Woody Guthrie wasn’t bound for glory as a progressive hero – not at first, paper at any rate. He was the son of a Texas landowner. His father was involved in the lynching of two people and was, Guthrie later alleged, a member of the Ku Klux Klan.

The young Woody would stand with his father while the latter, who was involved in 1920s Oklahoma politics as a conservative Democrat, gave stump speeches.

That’s where ‘official’ politics ended for Guthrie, however. In 1931, aged 19 and an aspiring songwriter, he set out from Texas for California. Over the next three decades he would travel and work all over the United States, appearing on radio in LA, recording for Moses Asch in New York City, and penning songs for the Bonneville Power Administration in Portland, Oregon.

In the process he would write hundreds of songs, including one about the father of our current President-Elect. More famously, his “This Land Is Your Land” has become something of an alternative national anthem. Other songs – “Do Re Mi”, “Pastures of Plenty”, “So Long It’s Been Good To Know Ya”, have seeped into the cultural consciousness.

This week, though, I’ve been listening to a song Guthrie wrote but never recorded. In January 1948 he read in the New York Times of a plane crash in the San Joaquin Valley in central California. Twenty-eight migrant farm workers, who were accompanied by four Americans, died when the plane transporting them back to Mexican crashed.

Outraged that the Times and radio reports named the deceased Americans but simply labelled the 28 workers “deportees”, Guthrie wrote his last great song, “Deportee“.

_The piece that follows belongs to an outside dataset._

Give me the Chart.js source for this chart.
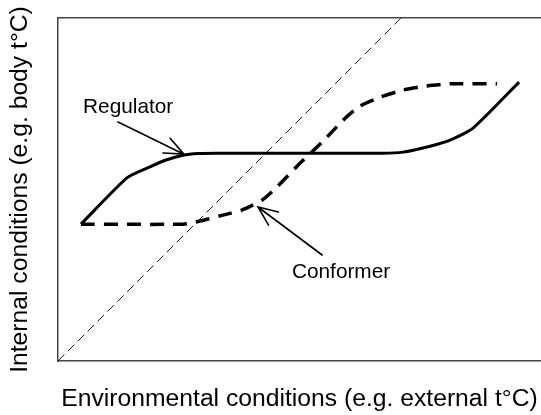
<!DOCTYPE html>
<html>
<head>
<meta charset="utf-8">
<script src="https://cdn.jsdelivr.net/npm/chart.js@4/dist/chart.umd.min.js"></script>
<style>
html, body { margin: 0; padding: 0; background: #fff; }
#wrap { width: 541px; height: 415px; }
</style>
</head>
<body>
<div id="wrap"><canvas id="chart"></canvas></div>
<script>
// x = environmental t, y = internal t, same units (diagonal = equal)
var regulatorX = [6.7, 20.1, 26.8, 31.5, 36.4, 41.0, 46.4, 94.5, 100.6, 107.6, 114.3, 121.0, 134.4];
var regulatorY = [39.9, 53.4, 56.6, 58.6, 60.0, 60.5, 60.6, 60.6, 60.9, 62.4, 64.4, 67.9, 81.3];
var conformerX = [6.7, 36.4, 41.4, 47.2, 53.6, 59.5, 63.8, 70.6, 77.0, 83.7, 88.0, 93.9, 100.6, 107.6, 114.3, 128.0];
var conformerY = [39.9, 39.9, 40.8, 42.3, 44.0, 46.9, 50.7, 57.7, 63.8, 70.8, 74.3, 76.9, 79.0, 80.2, 80.8, 80.8];
var equalX = [0, 100];
var equalY = [0, 100];

// annotations
var noteText = ["Regulator", "Conformer"];
var noteX = [7.3, 68.2];
var noteY = [72.3, 24.2];
var arrowFromX = [17.5, 77.0];
var arrowFromY = [69.7, 30.9];
var arrowToX = [36.7, 58.3];
var arrowToY = [60.3, 44.9];

var xMax = 140.8;
var yMax = 100;
var axisColor = "#444";
var fontFamily = "'Liberation Sans', Arial, sans-serif";

function toPoints(xs, ys) {
    var pts = [];
    for (var i = 0; i < xs.length; i++) {
        pts.push({x: xs[i], y: ys[i]});
    }
    return pts;
}

var notesPlugin = {
    id: "notes",
    afterDatasetsDraw: function (chart) {
        var ctx = chart.ctx;
        var sx = chart.scales.x, sy = chart.scales.y;
        ctx.save();
        ctx.strokeStyle = "#000";
        ctx.fillStyle = "#000";
        ctx.lineWidth = 1.6;
        ctx.lineCap = "round";
        for (var i = 0; i < arrowFromX.length; i++) {
            var x0 = sx.getPixelForValue(arrowFromX[i]), y0 = sy.getPixelForValue(arrowFromY[i]);
            var x1 = sx.getPixelForValue(arrowToX[i]), y1 = sy.getPixelForValue(arrowToY[i]);
            var a = Math.atan2(y1 - y0, x1 - x0);
            var len = 21, spread = 0.4;
            ctx.beginPath();
            ctx.moveTo(x0, y0);
            ctx.lineTo(x1, y1);
            ctx.moveTo(x1 - len * Math.cos(a - spread), y1 - len * Math.sin(a - spread));
            ctx.lineTo(x1, y1);
            ctx.lineTo(x1 - len * Math.cos(a + spread), y1 - len * Math.sin(a + spread));
            ctx.stroke();
        }
        ctx.font = "20.8px " + fontFamily;
        ctx.textBaseline = "alphabetic";
        ctx.textAlign = "left";
        for (var j = 0; j < noteText.length; j++) {
            ctx.fillText(noteText[j], sx.getPixelForValue(noteX[j]), sy.getPixelForValue(noteY[j]));
        }
        ctx.restore();
    }
};

new Chart(document.getElementById("chart"), {
    type: "line",
    data: {
        datasets: [
            {
                label: "Equal",
                data: toPoints(equalX, equalY),
                borderColor: "#000",
                borderWidth: 0.9,
                borderDash: [9, 5],
                pointRadius: 0,
                tension: 0
            },
            {
                label: "Regulator",
                data: toPoints(regulatorX, regulatorY),
                borderColor: "#000",
                borderWidth: 3,
                pointRadius: 0,
                tension: 0.2
            },
            {
                label: "Conformer",
                data: toPoints(conformerX, conformerY),
                borderColor: "#000",
                borderWidth: 3.5,
                borderDash: [14, 9],
                pointRadius: 0,
                tension: 0.2
            }
        ]
    },
    options: {
        responsive: true,
        maintainAspectRatio: false,
        animation: false,
        layout: {padding: 0},
        plugins: {legend: {display: false}, tooltip: {enabled: false}},
        scales: {
            x: {
                type: "linear", min: 0, max: xMax, position: "bottom",
                grid: {display: false},
                ticks: {display: false},
                border: {display: true, color: axisColor, width: 1.5},
                title: {
                    display: true,
                    text: "Environmental conditions (e.g. external t°C)",
                    color: "#000",
                    font: {family: fontFamily, size: 24.7, lineHeight: 1.2},
                    padding: {top: 0, bottom: 1}
                },
                afterFit: function (scale) { scale.height = 54; }
            },
            xTop: {
                type: "linear", min: 0, max: xMax, position: "top",
                grid: {display: false},
                ticks: {display: false},
                border: {display: true, color: axisColor, width: 1.5},
                afterFit: function (scale) { scale.height = 18; }
            },
            y: {
                type: "linear", min: 0, max: yMax, position: "left",
                grid: {display: false},
                ticks: {display: false},
                border: {display: true, color: axisColor, width: 1.5},
                title: {
                    display: true,
                    text: "Internal conditions (e.g. body t°C)",
                    color: "#000",
                    font: {family: fontFamily, size: 24.7, lineHeight: 1.2},
                    padding: {top: 5, bottom: 0}
                },
                afterFit: function (scale) { scale.width = 58; }
            }
        }
    },
    plugins: [notesPlugin]
});
</script>
</body>
</html>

Among the song’s seven verses are the lines:
“Some of us are illegal, and some are not wanted,
Our work contract’s out and we have to move on;
Six hundred miles to that Mexican border,
They chase us like outlaws, like rustlers, like thieves.”

Plus ca change. Guthrie’s pal Pete Seeger would later popularize “Deportee”, singing it at concerts. Dozens of others have since recorded it.

In a week when a 70-year-old song has become relevant again, when phrases like “great, great walls” and “11 million illegals” are bandied around with menace, it’s worth a listen.